Ya Allah, tunjukilah kami ke jalan yang lurus. (Yaitu) jalan orang-orang yang telah Engkau beri kenikmatan kepada mereka, bukan jalan orang yang dimurkai dan bukan jalan orang yang sesat.
BANYAK BELUM TENTU BENAR
Parameter kebenaran bukanlah berdasarkan kuantitas, banyak atau sedikit. Akan tetapi, “kebenaran itu (disebut kebenaran) tatkala sesuai dengan dalil (al-Qur`an dan Hadits shahih dengan bertumpu pada pemahaman Salaful ummah) tanpa perlu menengok banyaknya orang yang menerima atau minimnya penolakan orang. Antipati manusia atau respon positif mereka tidak otomatis menunjukkan kebenaran atau penyimpangan satu pendapat. Tiap pendapat dan perbuatan haruslah berdasarkan dalil (yang shahih) kecuali pendapat (ucapan) Nabi shallallahu ‘alaihi wasallam , karena ucapan beliau sudah menjadi hujjah (dasar, dalil)”. (Lihat Manhajul Istidlâl 2/695).

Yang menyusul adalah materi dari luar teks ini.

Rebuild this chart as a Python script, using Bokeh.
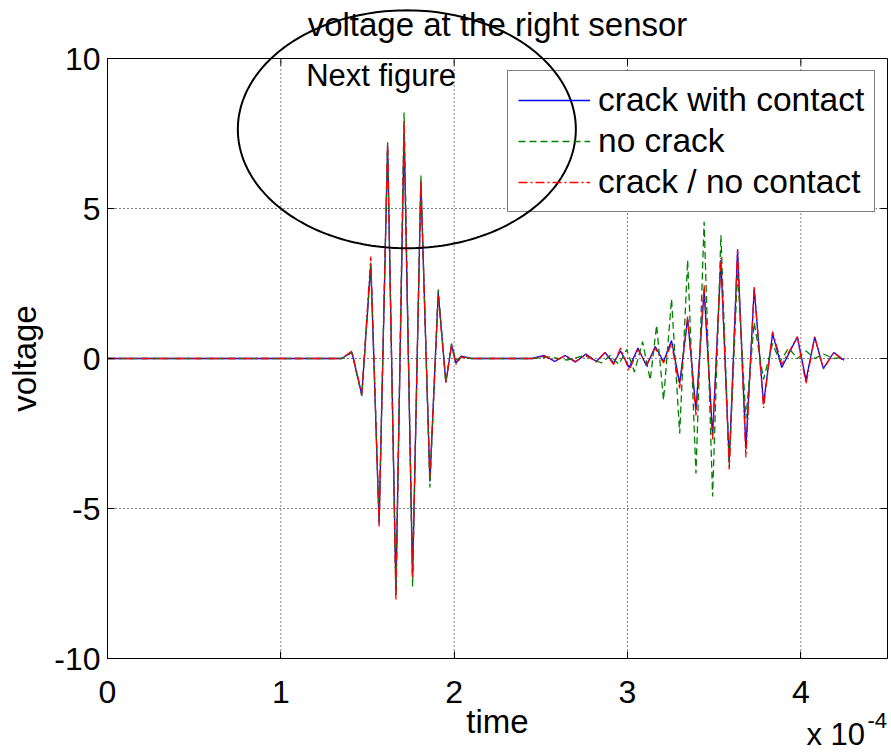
import numpy as np
from bokeh.plotting import figure
from bokeh.models import (FixedTicker, Legend, LegendItem, Label, PolyAnnotation,
                          PrintfTickFormatter, BoxAnnotation)
from bokeh.embed import file_html
from bokeh.resources import INLINE

# ---- data (time in units of 1e-4 s, voltage) ----
t_contact = [0.0, 1.35, 1.41, 1.467, 1.519, 1.567, 1.616, 1.664, 1.711, 1.76, 1.808, 1.86, 1.908,
             1.952, 1.985, 2.01, 2.04, 2.10, 2.45, 2.52, 2.58, 2.64, 2.70, 2.76, 2.82, 2.87, 2.92,
             2.96, 3.01, 3.06, 3.11, 3.16, 3.208, 3.254, 3.301, 3.347, 3.395, 3.442, 3.491, 3.539,
             3.587, 3.635, 3.683, 3.731, 3.785, 3.837, 3.89, 3.98, 4.03, 4.08, 4.13, 4.19, 4.25]
v_contact = [0.0, 0.0, 0.2, -1.2, 3.1, -5.5, 7.1, -7.7, 7.5, -7.3, 5.9, -4.1, 2.2,
             -0.8, 0.45, -0.15, 0.08, 0.0, 0.0, 0.1, -0.1, 0.1, -0.12, 0.15, -0.1, 0.2, -0.15,
             0.25, -0.3, 0.35, -0.25, 0.4, -0.1, 0.6, -0.83, 1.33, -1.72, 2.28, -2.56, 3.28,
             -3.44, 3.61, -3.0, 2.33, -1.5, 0.83, -0.3, 0.72, -0.72, 0.72, -0.33, 0.2, -0.06]

t_nocrack = [0.0, 1.35, 1.41, 1.467, 1.519, 1.567, 1.616, 1.664, 1.711, 1.76, 1.808, 1.86, 1.908,
             1.952, 1.985, 2.01, 2.04, 2.10, 2.45, 2.55, 2.65, 2.75, 2.85, 2.90, 2.95, 2.995, 3.04,
             3.087, 3.131, 3.168, 3.208, 3.254, 3.301, 3.347, 3.395, 3.442, 3.491, 3.539, 3.587,
             3.635, 3.683, 3.731, 3.785, 3.837, 3.88, 3.93, 3.98, 4.03, 4.08, 4.13, 4.19, 4.25]
v_nocrack = [0.0, 0.0, 0.2, -1.25, 3.2, -5.4, 7.2, -7.9, 8.2, -7.6, 6.1, -4.3, 2.3,
             -0.8, 0.5, -0.05, 0.05, 0.0, 0.0, 0.05, -0.05, 0.1, -0.15, 0.1, -0.2, 0.3, -0.45,
             0.56, -0.72, 1.11, -1.39, 1.98, -2.5, 3.28, -3.83, 4.56, -4.6, 4.11, -3.6,
             2.9, -2.0, 1.2, -0.7, 0.5, -0.1, 0.35, 0.0, 0.25, 0.0, 0.15, 0.0, 0.05]

t_nocontact = [0.0, 1.35, 1.41, 1.467, 1.519, 1.567, 1.616, 1.664, 1.711, 1.76, 1.808, 1.86, 1.908,
               1.952, 1.985, 2.01, 2.04, 2.10, 2.45, 2.52, 2.58, 2.64, 2.70, 2.76, 2.82, 2.87, 2.92,
               2.96, 3.01, 3.06, 3.11, 3.16, 3.208, 3.254, 3.301, 3.347, 3.395, 3.442, 3.491, 3.539,
               3.587, 3.635, 3.683, 3.731, 3.785, 3.837, 3.89, 3.98, 4.03, 4.08, 4.13, 4.19, 4.25]
v_nocontact = [0.0, 0.0, 0.25, -1.2, 3.4, -5.6, 7.2, -8.05, 7.9, -7.3, 5.9, -4.0, 2.1,
               -0.8, 0.45, -0.2, 0.05, 0.0, 0.0, 0.08, -0.08, 0.1, -0.1, 0.12, -0.12, 0.2, -0.2,
               0.35, -0.4, 0.3, -0.2, 0.35, -0.15, 0.5, -1.0, 1.4, -1.9, 2.44, -2.7, 3.35,
               -3.7, 3.65, -3.3, 2.4, -1.65, 0.9, -0.2, 0.72, -0.85, 0.72, -0.35, 0.2, -0.1]

x_ticks = [0, 1, 2, 3, 4]
y_ticks = [-10, -5, 0, 5, 10]
x_lim = (0, 4.5)
y_lim = (-10, 10)
series_names = ["crack with contact", "no crack", "crack / no contact"]
title_text = "voltage at the right sensor"
x_label = "time"
y_label = "voltage"

# annotation ellipse (data units)
ell_cx, ell_cy, ell_w, ell_h = 1.727, 7.64, 1.95, 7.93

FONT = "Liberation Sans"
W, H = 891, 755
BOX_L, BOX_R, BOX_T, BOX_B = 107, 887, 58, 658      # axes box in canvas pixels
PX_X = (BOX_R - BOX_L) / (x_lim[1] - x_lim[0])     # pixels per x unit
PX_Y = (BOX_B - BOX_T) / (y_lim[1] - y_lim[0])     # pixels per y unit
view_x = (x_lim[0] - BOX_L / PX_X, x_lim[1] + (W - BOX_R) / PX_X)
view_y = (y_lim[0] - (H - BOX_B) / PX_Y, y_lim[1] + BOX_T / PX_Y)

def sx(px):   # canvas pixel column -> data x
    return x_lim[0] + (px - BOX_L) / PX_X

def sy(py):   # canvas pixel row -> data y
    return y_lim[1] - (py - BOX_T) / PX_Y

LEG_L, LEG_R, LEG_T, LEG_B = 507, 875, 70, 212      # legend box in canvas pixels

p = figure(width=W, height=H, x_range=view_x, y_range=view_y,
           output_backend="svg", toolbar_location=None,
           min_border_left=0, min_border_right=0, min_border_top=0, min_border_bottom=0)
p.outline_line_color = None
p.xgrid.visible = False
p.ygrid.visible = False

for ax in (p.xaxis[0], p.yaxis[0]):
    ax.major_label_text_font = FONT
    ax.major_label_text_font_size = "32px"
    ax.major_label_text_color = "black"
    ax.major_tick_in = 7
    ax.major_tick_out = 0
    ax.minor_tick_line_color = None
    ax.axis_line_color = "black"
    ax.major_tick_line_color = "black"
    ax.formatter = PrintfTickFormatter(format="%d")

p.xaxis.ticker = FixedTicker(ticks=x_ticks)
p.yaxis.ticker = FixedTicker(ticks=y_ticks)
p.xaxis.bounds = x_lim
p.yaxis.bounds = y_lim
p.xaxis.fixed_location = y_lim[0]
p.yaxis.fixed_location = x_lim[0]
p.xaxis.major_label_standoff = 22
p.yaxis.major_label_standoff = 7

# dotted grid inside the box
gx = [t for t in x_ticks if x_lim[0] < t < x_lim[1]]
gy = [t for t in y_ticks if y_lim[0] < t < y_lim[1]]
p.segment(x0=gx, y0=[y_lim[0]] * len(gx), x1=gx, y1=[y_lim[1]] * len(gx),
          line_color="black", line_dash="1 3", line_width=1)
p.segment(x0=[x_lim[0]] * len(gy), y0=gy, x1=[x_lim[1]] * len(gy), y1=gy,
          line_color="black", line_dash="1 3", line_width=1)
# inward tick marks on the top and right sides
p.segment(x0=gx, y0=[y_lim[1]] * len(gx), x1=gx, y1=[y_lim[1] - 7 / PX_Y] * len(gx),
          line_color="black", line_width=1)
p.segment(x0=[x_lim[1]] * len(gy), y0=gy, x1=[x_lim[1] - 7 / PX_X] * len(gy), y1=gy,
          line_color="black", line_width=1)

r1 = p.line(t_contact, v_contact, line_color="#0000ff", line_width=1.3)
r2 = p.line(t_nocrack, v_nocrack, line_color="#008000", line_width=1.3, line_dash="7 4")
r3 = p.line(t_nocontact, v_nocontact, line_color="#ff0000", line_width=1.3, line_dash="9 3 2 3")

# axes box
p.add_layout(BoxAnnotation(left=x_lim[0], right=x_lim[1], bottom=y_lim[0], top=y_lim[1],
                           fill_color=None, fill_alpha=0, line_color="black", line_alpha=1.0,
                           line_width=1))
# white legend background (legend itself is transparent so the ellipse shows over it)
p.add_layout(BoxAnnotation(left=sx(LEG_L), right=sx(LEG_R), bottom=sy(LEG_B), top=sy(LEG_T),
                           fill_color="white", fill_alpha=1.0, line_color=None))

# ellipse annotation
theta = np.linspace(0, 2 * np.pi, 241)
ell = PolyAnnotation(xs=list(ell_cx + ell_w / 2 * np.cos(theta)),
                     ys=list(ell_cy + ell_h / 2 * np.sin(theta)),
                     fill_color=None, fill_alpha=0, line_color="black", line_alpha=1.0,
                     line_width=2)
p.add_layout(ell)

legend = Legend(items=[LegendItem(label=series_names[0], renderers=[r1]),
                       LegendItem(label=series_names[1], renderers=[r2]),
                       LegendItem(label=series_names[2], renderers=[r3])],
                location=(LEG_L, H - LEG_B))
legend.label_text_font = FONT
legend.label_text_font_size = "33.5px"
legend.label_text_color = "black"
legend.glyph_width = 72
legend.glyph_height = 38
legend.label_height = 38
legend.label_standoff = 8
legend.spacing = 3
legend.padding = 10
legend.margin = 0
legend.border_line_color = "black"
legend.border_line_width = 1
legend.background_fill_alpha = 0.0
p.add_layout(legend, "center")

# texts
p.add_layout(Label(x=(x_lim[0] + x_lim[1]) / 2, y=y_lim[1] + 34 / PX_Y, text=title_text,
                   text_font=FONT, text_font_size="33px", text_color="black",
                   text_align="center", text_baseline="alphabetic"))
p.add_layout(Label(x=(x_lim[0] + x_lim[1]) / 2, y=y_lim[0] - 63 / PX_Y, text=x_label,
                   text_font=FONT, text_font_size="33px", text_color="black",
                   text_align="center", text_baseline="alphabetic"))
p.add_layout(Label(x=x_lim[0] - 83 / PX_X, y=0, text=y_label, angle=np.pi / 2,
                   text_font=FONT, text_font_size="33px", text_color="black",
                   text_align="center", text_baseline="alphabetic"))
p.add_layout(Label(x=1.146, y=9.45, text="Next figure", text_font=FONT,
                   text_font_size="31px", text_color="black", text_baseline="alphabetic"))
p.add_layout(Label(x=x_lim[1] - 81 / PX_X, y=y_lim[0] - 76 / PX_Y, text="x 10", text_font=FONT,
                   text_font_size="31px", text_color="black", text_baseline="alphabetic"))
p.add_layout(Label(x=x_lim[1] - 20 / PX_X, y=y_lim[0] - 62 / PX_Y, text="-4", text_font=FONT,
                   text_font_size="22px", text_color="black", text_baseline="alphabetic"))

open("out.html", "w").write(file_html(p, INLINE))
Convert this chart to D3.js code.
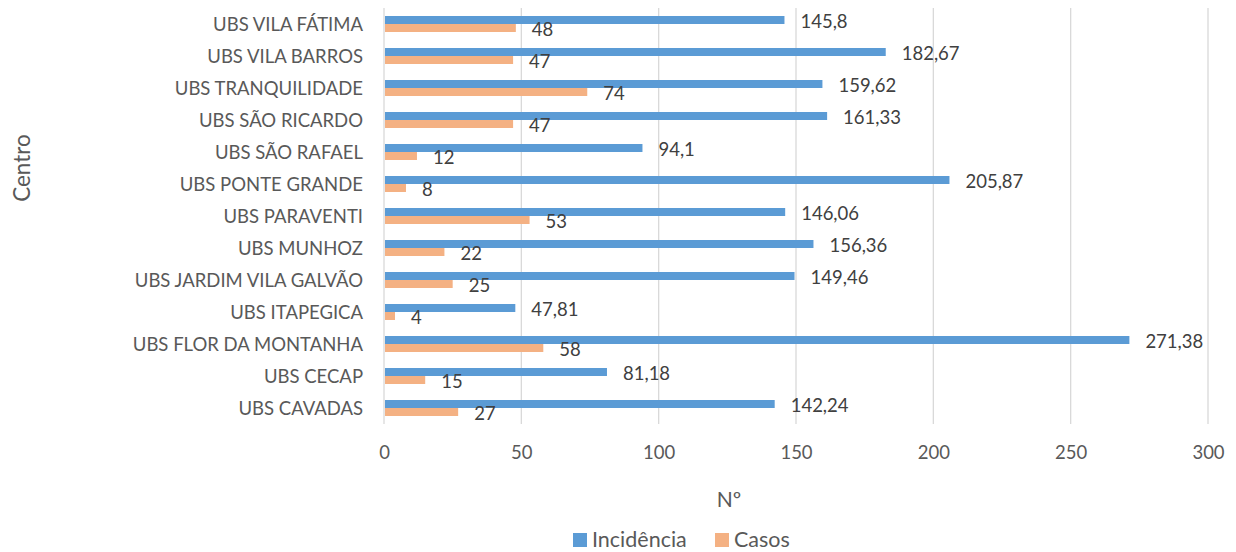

Allâh Ta’âla telah mengabarkan tentang umat terdahulu bahwa kaum minoritas bisa saja berada di atas al-haq. Allâh Ta’âla berfirman:
وَمَا آمَنَ مَعَهُ إِلَّا قَلِيلٌ
“Dan tidak beriman bersama dengan Nuh itu kecuali sedikit”. (QS Hûd/11:40).
Maka, siapa saja berada di atas al-haq yang berlandaskan dalil yang shahih dan lurus, berkomitmen kuat dengannya dalam ucapan, perbuatan, keyakinan, meskipun ia sendirian, dialah orang yang benar dan lurus, dan selanjutnya pantas diikuti oleh orang lain.
Bahkan, seandainya pun tidak ada seorang pun yang berpegang teguh dengan al-haq, selama itu merupakan kebenaran, tetaplah merupakan kebenaran dan menjadi sumber keselamatan. (Syarhu Masâili al-Jâhiliyyah hlm. 61).
Apabila kebanyakan orang hanyut dalam kebatilan dengan melanggar syariat, tidak konsisten dengan ajaran Nabi Muhammad shallallahu ‘alaihi wasalla yang diutus untuk menyampaikan ilmu dan hidayah kepada semua manusia, mengadakan hal-hal baru dalam agama Islam yang tidak ada dasarnya yang jelas dan tidak pernah dikenal oleh generasi terbaik umat Islam, dalam kondisi demikian, pendapat mereka harus ditolak dan tidak boleh terpedaya dengan jumlah mereka yang ada di mana-mana.
Imam Ibnul Qayyim rahimahullah juga telah menggariskan pesan pentingnya, “Janganlah engkau (mudah) tertipu dengan apa yang mengelabui orang-orang jahil. Mereka itu mengatakan, ‘Jika orang-orang itu (yang berada di atas al-haq) betul-betul di atas kebenaran, mestinya jumlah mereka tidak akan sedikit. Sementara manusia lebih banyak yang tidak sejalan dengan mereka’. Ingatlah bahwa sesungguhnya orang-orang (yang berada di atas al-haq) itulah manusia (sebenarnya). Sedang orang-orang yang bertentangan dengan mereka hanyalah serupa dengan manusia, bukan manusia. Manusia (sebenarnya) hanyalah orang-orang yang mengikuti al-haq meskipun mereka berjumlah paling sedikit”. (Miftâhu Dâris Sa’âdah 1/147).
Sahabat ‘Abdullâh bin Mas’ud radhiyallahu ‘anhu pernah berkata:
لاَ يَكُنْ أَحُدُكُمْ إِمَّعَةً يَقُوْلُ: “أَنَا مَعَ النَّاسِ”. لِيُوَطِّنَ أَحَدُكُمْ عَلَى أَنْ يُؤْمِنَ وَلَوْ كَفَرَ النَّاسُ
“Janganlah seseorang dari kalian menjadi latah (dengan) mengatakan, ‘Aku bergabung dengan (arus) manusia (saja)’. Hendaknya ia melatih diri untuk beriman walaupun orang-orang telah kafir”.
Maka, bertolak dari nasehat berharga di atas, mari kita tanamkan pada diri kita, “Hendaknya kita melatih diri (dan berusaha keras) untuk berkomitmen dengan petunjuk Nabi Muhammad shallallahu ‘alaihi wasallam, walaupun banyak orang telah meremehkan, mengabaikan petunjuk beliau dan mengadakan hal-hal baru dalam Islam “.
Semoga Allâh Ta’âla memberikan hidayah, rasyâd dan taufik-Nya kepada kita semua.
Penulis: Ustadz Muhammad Ashim Musthafa, Lc.